Saí do cinema com uma certeza: faltou à diretora Petra Costa não apenas domínio do tema, mas, sobretudo, compreensão real do problema.
Não sei se a intenção era entender ou explicar a fusão entre evangélicos e a extrema-direita, ou simplesmente narrar capítulos da história política recente do Brasil. Nenhuma dessas propostas, no entanto, foi plenamente realizada em “Apocalipse nos Trópicos”.
Ao tentar abordar o papel social das igrejas nas periferias, o documentário dedica 30 segundos ao tema e se limita a afirmar que, onde faltam ruas asfaltadas, há igrejas. Petra admite, nesse ponto, que até o início do projeto não conhecia o universo evangélico — mas conhecia Marx.
O filme, que estreia na segunda (14) na Netflix, é dividido em “atos”, apresentados como capítulos. No primeiro, “O Influenciador”, o pastor Silas Malafaia é retratado como uma figura comum. Petra anda de carro com ele, registra o sujeito xingando motociclistas e o entrevista em casa, ao lado do deputado Sóstenes Cavalcante — que é apresentado apenas como “líder da bancada evangélica”, sem qualquer contextualização.
Sóstenes nem participa da conversa. A Bancada Evangélica não é explorada como força de capitalização política nem como estrutura de poder. A sensação é de que Petra entrevista um autor sem nunca ter lido um livro dele.
No segundo ato, “Deus nos Tempos do Cólera”, há cenas de orações em espaços públicos e no Planalto durante a pandemia. Se a proposta era abordar o papel dos evangélicos na crise sanitária, o filme falha ao ignorar cultos que continuaram a ocorrer, pastores que vendiam produtos “ungidos” e teorias negacionistas. Tudo isso ficou de fora — revelando, novamente, o desconhecimento do mundo evangélico.

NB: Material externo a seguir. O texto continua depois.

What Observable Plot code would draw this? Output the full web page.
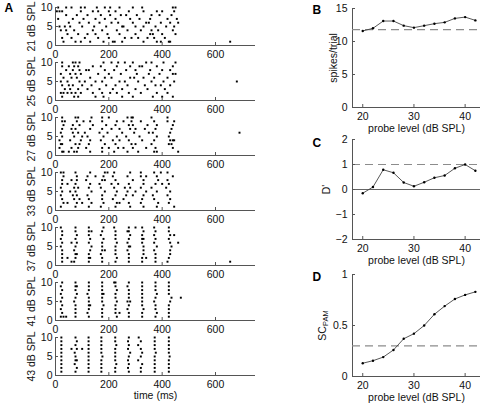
<!DOCTYPE html>
<html><head><meta charset="utf-8">
<script src="https://cdn.jsdelivr.net/npm/d3@7"></script>
<script src="https://cdn.jsdelivr.net/npm/@observablehq/plot@0.6"></script>
<style>
body{margin:0;background:#fff;}
#fig{position:relative;width:484px;height:406px;overflow:hidden;}
#fig svg{position:absolute;overflow:visible;}
</style></head><body><div id="fig"></div>
<script>
// ---- Raster data: spike times (ms) per trial (index 0 = trial 1) ----
const levelLabels = ["21 dB SPL","25 dB SPL","27 dB SPL","33 dB SPL","37 dB SPL","41 dB SPL","43 dB SPL"];
const raster21 = [
  [30,75,95,130,180,215,222,250,330,380,395,425,430,655],
  [25,60,110,160,200,260,285,310,345,370,410],
  [45,85,120,150,195,240,300,355,365,400,450],
  [20,40,70,140,175,230,270,320,360,385,440],
  [15,35,55,100,145,190,250,255,300,330,375,415,445],
  [50,90,125,165,210,235,290,340,350,395,430,460],
  [10,65,105,150,185,225,280,315,355,420,455],
  [40,80,120,170,205,245,265,305,360,390,435],
  [5,15,25,95,140,160,200,225,275,330,380,400,445],
  [10,40,60,95,110,155,185,205,240,290,325,440,450]
];
const raster25 = [
  [25,70,85,150,180,250,290,365,400,440],
  [20,30,45,60,75,95,140,175,205,230,275,320,380,420],
  [35,55,85,120,165,215,250,300,345,410],
  [25,50,65,100,135,190,225,270,335,375,395,430],
  [20,45,90,110,150,175,240,260,310,360,405,445,680],
  [30,60,80,130,185,210,280,295,330,370,420],
  [20,55,75,95,160,200,245,305,350,390,440,450],
  [40,65,90,115,125,185,220,265,300,355,400,430],
  [25,50,70,85,140,170,230,280,315,325,380,440],
  [25,65,75,90,180,210,235,260,290,340,360,405,450]
];
const raster27 = [
  [25,30,50,70,80,130,175,220,270,310,370,380,460],
  [15,60,85,115,175,200,235,255,290,340,375,440],
  [20,25,75,90,125,185,225,285,300,360,425,435],
  [15,55,95,130,170,215,240,275,325,370,430,440,445],
  [25,70,100,120,180,230,265,315,380,425],
  [20,65,85,110,165,195,250,295,350,365,430,690],
  [25,60,75,130,175,210,240,280,300,335,375,435],
  [30,65,90,140,190,225,275,290,345,380,440],
  [25,35,80,105,130,175,230,255,285,320,370,420,445],
  [25,75,85,135,175,200,270,285,290,360,420]
];
const raster33 = [
  [20,75,125,170,225,280,330,380,445],
  [30,45,80,100,135,180,230,240,275,320,385,425],
  [25,70,90,125,175,215,255,325,370,430],
  [20,65,80,120,175,225,265,290,330,365,420],
  [25,55,75,135,185,230,270,300,340,380,430],
  [20,70,85,125,170,220,260,280,320,360,415],
  [25,45,75,130,165,210,235,275,330,375,400,425],
  [25,60,80,115,175,185,225,290,330,385,420],
  [30,80,120,150,180,215,270,320,340,380,440],
  [20,30,75,130,185,195,220,280,320,370,395,420]
];
const raster37 = [
  [25,60,70,125,175,225,275,325,375,420,655],
  [25,45,75,125,130,175,230,275,325,340,375,425],
  [25,75,80,125,170,225,275,330,375,430],
  [25,70,130,175,185,225,270,330,370,430],
  [20,75,135,175,225,275,280,330,380,435],
  [25,60,80,125,175,230,270,325,370,430,460],
  [20,75,130,180,225,275,325,330,375,425],
  [25,80,125,170,225,280,325,370,430,445],
  [25,75,125,135,175,225,270,275,330,375,425],
  [20,75,125,180,220,275,300,325,370,425]
];
const raster41 = [
  [20,30,40,75,125,175,230,275,325,375,425],
  [25,75,120,175,225,240,275,325,380,425],
  [20,75,125,175,225,270,330,375,425],
  [25,75,125,130,180,225,275,325,375,425],
  [20,70,125,175,230,270,280,325,370,430],
  [25,75,125,175,225,275,325,375,435,470],
  [20,80,120,175,180,225,275,325,380,425],
  [25,75,125,175,230,275,325,375,425],
  [20,75,80,125,175,225,270,325,375,425],
  [25,75,125,175,220,225,275,325,375,425]
];
const raster43 = [
  [22,75,124,172,224,275,320,372,425],
  [22,80,124,172,224,272,320,372,425],
  [22,72,124,172,228,275,325,372,425],
  [22,75,80,124,172,224,272,310,372,425],
  [22,75,124,176,224,275,320,372,428],
  [22,72,124,172,224,280,325,376,425],
  [22,60,80,100,124,172,224,272,320,372,425],
  [22,75,124,172,228,275,310,372,425],
  [22,80,124,172,224,272,320,372,425],
  [22,75,124,172,224,275,312,372,425]
];
const rasters = [raster21, raster25, raster27, raster33, raster37, raster41, raster43];
const timeTicks = [0,200,400,600];
const trialTicks = [0,5,10];

// ---- Summary panels ----
const probeLevels    = [20,22,24,26,28,30,32,34,36,38,40,42];
const spikesPerTrial = [11.6,12.0,13.1,13.1,12.4,12.1,12.4,12.7,12.9,13.5,13.7,13.2];
const dPrime         = [-0.15,0.1,0.79,0.67,0.28,0.13,0.29,0.47,0.56,0.85,1.0,0.75];
const scPam          = [0.13,0.155,0.19,0.26,0.37,0.42,0.50,0.61,0.69,0.76,0.80,0.83];
const spikesRef = 11.8, dPrimeRef = 1, scPamRef = 0.3;
const probeTicks = [20,30,40];

const FONT = "'Liberation Sans', Arial, Helvetica, sans-serif";
const AX = "#555";
const TXT = "#111";
const fig = document.getElementById("fig");

function place(svg, left, top) {
  svg.style.left = left + "px";
  svg.style.top = top + "px";
  fig.appendChild(svg);
  return svg;
}
const baseStyle = {fontFamily: FONT, fontSize: "10.5px", color: TXT, background: "transparent", overflow: "visible"};

// ---- Raster panels (A) ----
rasters.forEach((trials, i) => {
  const isLast = i === rasters.length - 1;
  const data = trials.flatMap((ts, k) => ts.map(t => ({trial: k + 1, time: t})));
  const marks = [
    Plot.ruleY([0], {stroke: AX}),
    Plot.ruleX([0], {stroke: AX}),
    Plot.dot(data, {x: "time", y: "trial", r: 1.1, symbol: "square", fill: "black", stroke: "none"}),
    Plot.axisX({ticks: timeTicks, tickSize: -3, tickPadding: 8, stroke: AX, fill: TXT, label: null}),
    Plot.axisY({ticks: trialTicks, tickSize: -3, tickPadding: 6, stroke: AX, fill: TXT, label: null}),
    Plot.text([levelLabels[i]], {frameAnchor: "left", textAnchor: "middle", lineAnchor: "middle", rotate: -90, dx: -24, fill: TXT, fontSize: 10.5})
  ];
  if (i === 0) marks.push(Plot.text(["A"], {frameAnchor: "top-left", textAnchor: "start", lineAnchor: "top", dx: -51, dy: -4, fontWeight: "bold", fontSize: 12, fill: "black"}));
  if (isLast) marks.push(Plot.text(["time (ms)"], {frameAnchor: "bottom", textAnchor: "middle", lineAnchor: "middle", dy: 20, fill: TXT, fontSize: 10.5}));
  const svg = Plot.plot({
    width: 262, height: isLast ? 75 : 60,
    marginLeft: 55, marginRight: 7, marginTop: 7, marginBottom: isLast ? 30 : 15,
    style: baseStyle,
    x: {domain: [0, 750]},
    y: {domain: [0, 10]},
    marks
  });
  place(svg, 0, 55 * i);
});

// ---- Line panels (B, C, D) ----
function linePanel({values, yDomain, yTicks, yTickFormat, refLines, zeroLine, letter, letterDy, ylabel, ylabelDx, top, marginTop, plotH}) {
  const data = probeLevels.map((x, i) => ({x, y: values[i]}));
  const marks = [
    Plot.ruleY([yDomain[0]], {stroke: AX}),
    Plot.ruleX([18], {stroke: AX}),
  ];
  if (zeroLine) marks.push(Plot.ruleY([0], {stroke: "#666", strokeWidth: 1}));
  marks.push(Plot.ruleY(refLines, {stroke: "#8c8c8c", strokeDasharray: "8,5", strokeWidth: 1.1}));
  marks.push(
    Plot.line(data, {x: "x", y: "y", stroke: "#444", strokeWidth: 0.9}),
    Plot.dot(data, {x: "x", y: "y", r: 1.2, fill: "black", stroke: "none"}),
    Plot.axisX({ticks: probeTicks, tickSize: -3, tickPadding: 8, stroke: AX, fill: TXT, label: null}),
    Plot.axisY({ticks: yTicks, tickFormat: yTickFormat, tickSize: -3, tickPadding: 8, stroke: AX, fill: TXT, label: null}),
    Plot.text(["probe level (dB SPL)"], {frameAnchor: "bottom", textAnchor: "middle", lineAnchor: "middle", dy: 21, fill: TXT, fontSize: 10.5}),
    Plot.text([ylabel], {frameAnchor: "left", textAnchor: "middle", lineAnchor: "middle", rotate: -90, dx: ylabelDx, fill: TXT, fontSize: 10.5}),
    Plot.text([letter], {frameAnchor: "top-left", textAnchor: "start", lineAnchor: "top", dx: -40, dy: letterDy, fontWeight: "bold", fontSize: 12, fill: "black"})
  );
  const svg = Plot.plot({
    width: 184, height: marginTop + plotH + 30,
    marginLeft: 52, marginRight: 4, marginTop, marginBottom: 30,
    style: baseStyle,
    x: {domain: [18, 43]},
    y: {domain: yDomain},
    marks
  });
  return place(svg, 300, top);
}

linePanel({values: spikesPerTrial, yDomain: [0, 15], yTicks: [0,5,10,15], refLines: [spikesRef],
  letter: "B", letterDy: -3, ylabel: "spikes/trial", ylabelDx: -19, top: 0, marginTop: 8, plotH: 99});
linePanel({values: dPrime, yDomain: [-2, 2], yTicks: [-2,-1,0,1,2], yTickFormat: d => d < 0 ? "\u2212" + Math.abs(d) : String(d),
  refLines: [dPrimeRef], zeroLine: true,
  letter: "C", letterDy: -1, ylabel: "D'", ylabelDx: -26, top: 125, marginTop: 14, plotH: 100});
const dSvg = linePanel({values: scPam, yDomain: [0, 1], yTicks: [0,0.5,1], yTickFormat: d => String(d), refLines: [scPamRef],
  letter: "D", letterDy: -2, ylabel: "SC_PAM", ylabelDx: -30, top: 260, marginTop: 14, plotH: 102});

// subscript for SC_PAM
d3.select(dSvg).selectAll("text").filter(function() { return this.textContent === "SC_PAM"; })
  .each(function() {
    const t = d3.select(this);
    t.text(null);
    t.append("tspan").text("SC");
    t.append("tspan").attr("font-size", "7.5px").attr("dy", "0.3em").text("PAM");
  });
</script></body></html>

O terceiro ato, “Domínio”, evita citar explicitamente a Teologia do Domínio. Mostra Malafaia pedindo votos e condicionando apoio à pauta moral, mas sem abordar como manipula a Bíblia. Bolsonaro aparece como alguém raptado pela promessa de nomear um ministro evangélico ao STF. Falar em domínio sem abordar a ocupação sistemática de espaços de poder — como ANAJURE, ADHONEP ou Médicos de Cristo — é ignorar o essencial. O filme não compreende o que é, de fato, essa teologia.
O quarto ato, “Gênesis”, falha em entregar qualquer explicação de origem. Mostra a prisão de Lula, sua libertação, Malafaia prevendo sua derrota e Alexandre de Moraes discutindo liberdade de expressão. O título do ato é irônico: o roteiro se perde, sem apresentar a formação da Bancada Evangélica, o império de Edir Macedo ou a ascensão dos neopentecostais.
No quinto ato, “Terra Santa”, Petra entrevista Lula, que compara a retórica evangélica com a católica e a sindical. Ele acaba se tornando, ali, o principal crítico — ou inimigo — dos evangélicos. O encerramento é previsível: uma senhora diz votar em Bolsonaro por orientação do evangelho, e fiéis choram pela derrota do “escolhido de Deus”.
O epílogo, “Revelação”, trata do pós-eleição com imagens do 8 de janeiro e do clima golpista. É a parte menos problemática do filme — mas acaba abruptamente.
O documentário ignora figuras como Nikolas Ferreira, Marco Feliciano, Sergio Moro e Deltan Dallagnol. Não aborda redes sociais nem o uso de fake news nas igrejas. Malafaia aparece sem ser confrontado. O espectador que não conhece o personagem sai do filme sem saber por que ele é perigoso.
Faltou aprofundamento, confronto, curadoria teológica e política. Dizer que pastores são ricos só reforça a lógica da Teologia da Prosperidade. Dizer que elegem aliados só legitima a Teologia do Domínio. Faltou muito — principalmente, consultoria.